* WORK INSTRUCTIONS: Starting with the first line of the data below, copy each line up to and including the one containing "time_fs = np.arange(-700, 701, 10)". Pictures stay out.

* PROVIDED INFORMATION:
-- START --

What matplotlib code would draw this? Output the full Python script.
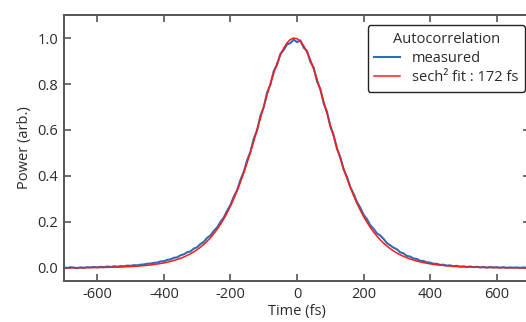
import numpy as np
import matplotlib
matplotlib.use("Agg")
import matplotlib.pyplot as plt

plt.rcParams['font.family'] = ['Open Sans', 'DejaVu Sans']

# delay axis, 10 fs steps
time_fs = np.arange(-700, 701, 10)

measured = [
    0.002, 0.000, 0.003, 0.001, -0.001, 0.002, 0.000, 0.003, 0.002, 0.004,
    0.002, 0.005, 0.003, 0.006, 0.004, 0.007, 0.005, 0.008, 0.007, 0.010,
    0.009, 0.012, 0.011, 0.014, 0.015, 0.018, 0.019, 0.022, 0.023, 0.028,
    0.029, 0.035, 0.037, 0.044, 0.046, 0.055, 0.059, 0.068, 0.072, 0.084,
    0.090, 0.104, 0.113, 0.131, 0.141, 0.161, 0.176, 0.200, 0.219, 0.249,
    0.274, 0.310, 0.338, 0.383, 0.418, 0.468, 0.505, 0.562, 0.598, 0.661,
    0.699, 0.762, 0.797, 0.856, 0.884, 0.931, 0.948, 0.972, 0.978, 0.993,
    0.982, 0.990, 0.958, 0.944, 0.897, 0.871, 0.812, 0.779, 0.716, 0.679,
    0.615, 0.578, 0.518, 0.482, 0.428, 0.396, 0.352, 0.322, 0.287, 0.262,
    0.231, 0.212, 0.186, 0.170, 0.150, 0.141, 0.126, 0.108, 0.098, 0.088,
    0.081, 0.068, 0.063, 0.052, 0.049, 0.041, 0.039, 0.031, 0.030, 0.024,
    0.023, 0.018, 0.018, 0.013, 0.014, 0.010, 0.011, 0.007, 0.009, 0.005,
    0.007, 0.004, 0.006, 0.003, 0.005, 0.002, 0.004, 0.001, 0.004, 0.002,
    0.003, 0.001, 0.003, 0.000, 0.002, 0.001, 0.002, 0.000, 0.002, 0.001,
    0.002,
]

sech2_fit = [
    0.0004, 0.0005, 0.0005, 0.0006, 0.0007, 0.0008, 0.0009, 0.0010, 0.0012, 0.0014,
    0.0015, 0.0018, 0.0020, 0.0023, 0.0026, 0.0030, 0.0034, 0.0039, 0.0045, 0.0051,
    0.0058, 0.0066, 0.0076, 0.0086, 0.0098, 0.0112, 0.0128, 0.0146, 0.0167, 0.0190,
    0.0217, 0.0247, 0.0282, 0.0321, 0.0366, 0.0417, 0.0475, 0.0541, 0.0615, 0.0699,
    0.0794, 0.0902, 0.1024, 0.1161, 0.1314, 0.1486, 0.1679, 0.1894, 0.2133, 0.2396,
    0.2687, 0.3007, 0.3356, 0.3734, 0.4140, 0.4575, 0.5035, 0.5516, 0.6015, 0.6521,
    0.7032, 0.7536, 0.8023, 0.8480, 0.8897, 0.9261, 0.9562, 0.9790, 0.9937, 0.9998,
    0.9972, 0.9859, 0.9662, 0.9389, 0.9049, 0.8652, 0.8209, 0.7733, 0.7235, 0.6726,
    0.6216, 0.5714, 0.5225, 0.4756, 0.4311, 0.3894, 0.3503, 0.3143, 0.2812, 0.2510,
    0.2235, 0.1986, 0.1762, 0.1561, 0.1381, 0.1220, 0.1077, 0.0950, 0.0837, 0.0736,
    0.0648, 0.0570, 0.0501, 0.0440, 0.0386, 0.0339, 0.0297, 0.0261, 0.0229, 0.0201,
    0.0176, 0.0155, 0.0135, 0.0119, 0.0104, 0.0091, 0.0080, 0.0070, 0.0061, 0.0054,
    0.0047, 0.0041, 0.0036, 0.0032, 0.0028, 0.0024, 0.0021, 0.0019, 0.0016, 0.0014,
    0.0012, 0.0011, 0.0010, 0.0008, 0.0007, 0.0006, 0.0006, 0.0005, 0.0004, 0.0004,
    0.0003,
]

fit_label = 'sech² fit : 172 fs'

x_ticks = [-600, -400, -200, 0, 200, 400, 600]
y_ticks = [0.0, 0.2, 0.4, 0.6, 0.8, 1.0]

grey = '#555555'
text_col = '#2b2b2b'
fs = 10.5

fig = plt.figure(figsize=(5.26, 3.22), dpi=100)
ax = fig.add_axes([0.1217, 0.1273, 0.886, 0.826])

ax.plot(time_fs, measured, color='#2f6cb4', lw=1.5, label='measured')
ax.plot(time_fs, sech2_fit, color='#ff1a1a', lw=1.1, label=fit_label)

ax.set_xlim(-700, 700)
ax.set_ylim(-0.057, 1.1)
ax.set_xticks(x_ticks)
ax.set_xticklabels([str(v) for v in x_ticks])
ax.set_yticks(y_ticks)
ax.set_yticklabels([f'{v:.1f}' for v in y_ticks])

for s in ax.spines.values():
    s.set_color(grey)
    s.set_linewidth(1.4)
ax.tick_params(direction='in', top=True, right=True, length=5, width=1.2,
               color=grey, labelcolor=text_col, labelsize=fs, pad=4)

ax.set_xlabel('Time (fs)', fontsize=fs, color=text_col, labelpad=2)
ax.set_ylabel('Power (arb.)', fontsize=fs, color=text_col, labelpad=4)

leg = ax.legend(title='Autocorrelation', loc='upper right',
                bbox_to_anchor=(0.989, 0.962), borderaxespad=0,
                fontsize=fs, title_fontsize=fs, handlelength=1.8,
                handletextpad=0.8, labelspacing=0.3, borderpad=0.45,
                fancybox=True, framealpha=1)
leg.get_frame().set_edgecolor('#222222')
leg.get_frame().set_linewidth(1.0)
leg.get_title().set_color(text_col)
for t in leg.get_texts():
    t.set_color(text_col)

fig.savefig('out.png', dpi=100)
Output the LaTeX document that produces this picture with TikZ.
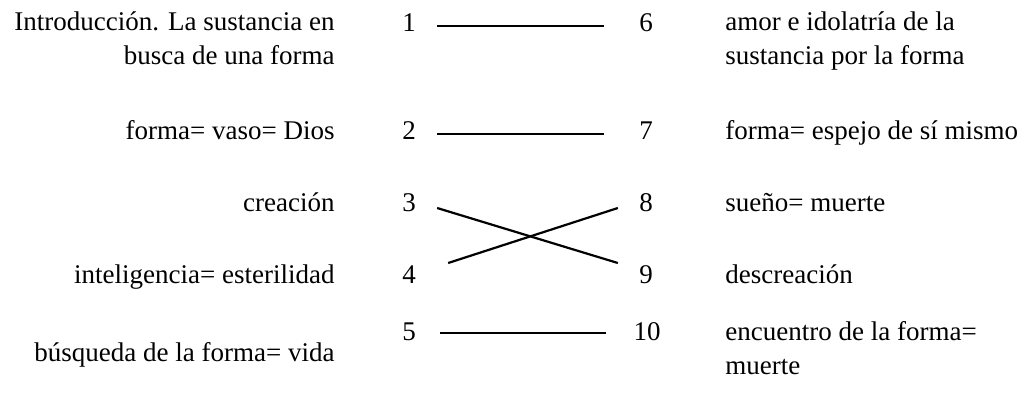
\documentclass[tikz,border=0pt]{standalone}
\usepackage{fontspec}
\setmainfont{Liberation Serif}
\usetikzlibrary{positioning,calc}

\begin{document}
\begin{tikzpicture}[x=0.5pt, y=-0.5pt,
        lefttext/.style={anchor=base east, align=right, inner sep=0pt, font=\fontsize{13.5}{17}\selectfont},
        righttext/.style={anchor=base west, align=left, inner sep=0pt, font=\fontsize{13.5}{17}\selectfont},
        num/.style={anchor=base, inner sep=0pt, font=\fontsize{13.5}{17}\selectfont},
        link/.style={line width=1.1pt}
    ]
    \useasboundingbox (0,0) rectangle (1026,398);

    % === Left column ===
    \node[lefttext] (intro) at (335, 64) {Introducción. La sustancia en\\busca de una forma};
    \node[lefttext] (vaso) at (335, 139) {forma= vaso= Dios};
    \node[lefttext] (creacion) at (335, 211) {creación};
    \node[lefttext] (intel) at (335, 283) {inteligencia= esterilidad};
    \node[lefttext] (busqueda) at (335, 361) {búsqueda de la forma= vida};

    % === Numbers ===
    \node[num] (n1) at (409, 31) {1};
    \node[num] (n2) at (409, 139) {2};
    \node[num] (n3) at (409, 211) {3};
    \node[num] (n4) at (409, 283) {4};
    \node[num] (n5) at (409, 340) {5};

    \node[num] (n6) at (646, 31) {6};
    \node[num] (n7) at (646, 139) {7};
    \node[num] (n8) at (646, 211) {8};
    \node[num] (n9) at (646, 283) {9};
    \node[num] (n10) at (647, 340) {10};

    % === Right column ===
    \node[righttext] (amor) at (725, 64) {amor e idolatría de la\\sustancia por la forma};
    \node[righttext] (espejo) at (725, 139) {forma= espejo de sí mismo};
    \node[righttext] (sueno) at (725, 211) {sueño= muerte};
    \node[righttext] (descreacion) at (725, 283) {descreación};
    \node[righttext] (encuentro) at (725, 374) {encuentro de la forma=\\muerte};

    % === Links ===
    \draw[link] ($(n1.base east)+(21,-5)$) -- ($(n6.base west)+(-35,-5)$);
    \draw[link] ($(n2.base east)+(21,-5)$) -- ($(n7.base west)+(-35,-5)$);
    \draw[link] ($(n3.base east)+(21,-3)$) -- ($(n9.base west)+(-21,-20)$);
    \draw[link] ($(n4.base east)+(32,-20)$) -- ($(n8.base west)+(-21,-3)$);
    \draw[link] ($(n5.base east)+(24,-7)$) -- ($(n10.base west)+(-27,-7)$);

\end{tikzpicture}
\end{document}
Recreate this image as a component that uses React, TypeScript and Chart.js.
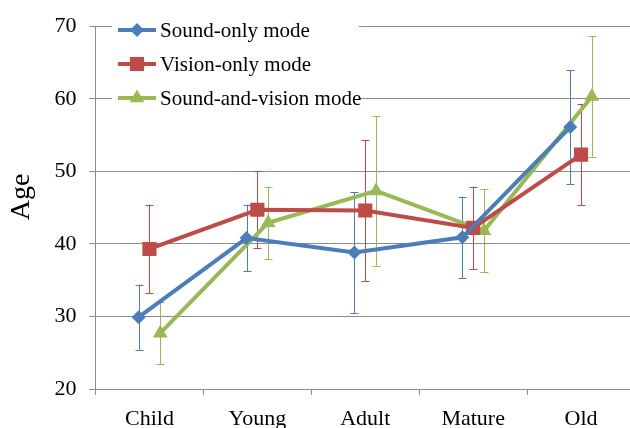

-- END --

* ANSWER TO THIS PROBLEM:
What matplotlib code would draw this? Output the full Python script.
import numpy as np
import matplotlib
matplotlib.use("Agg")
import matplotlib.pyplot as plt

plt.rcParams['font.family'] = ['Open Sans', 'DejaVu Sans']

# delay axis, 10 fs steps
time_fs = np.arange(-700, 701, 10)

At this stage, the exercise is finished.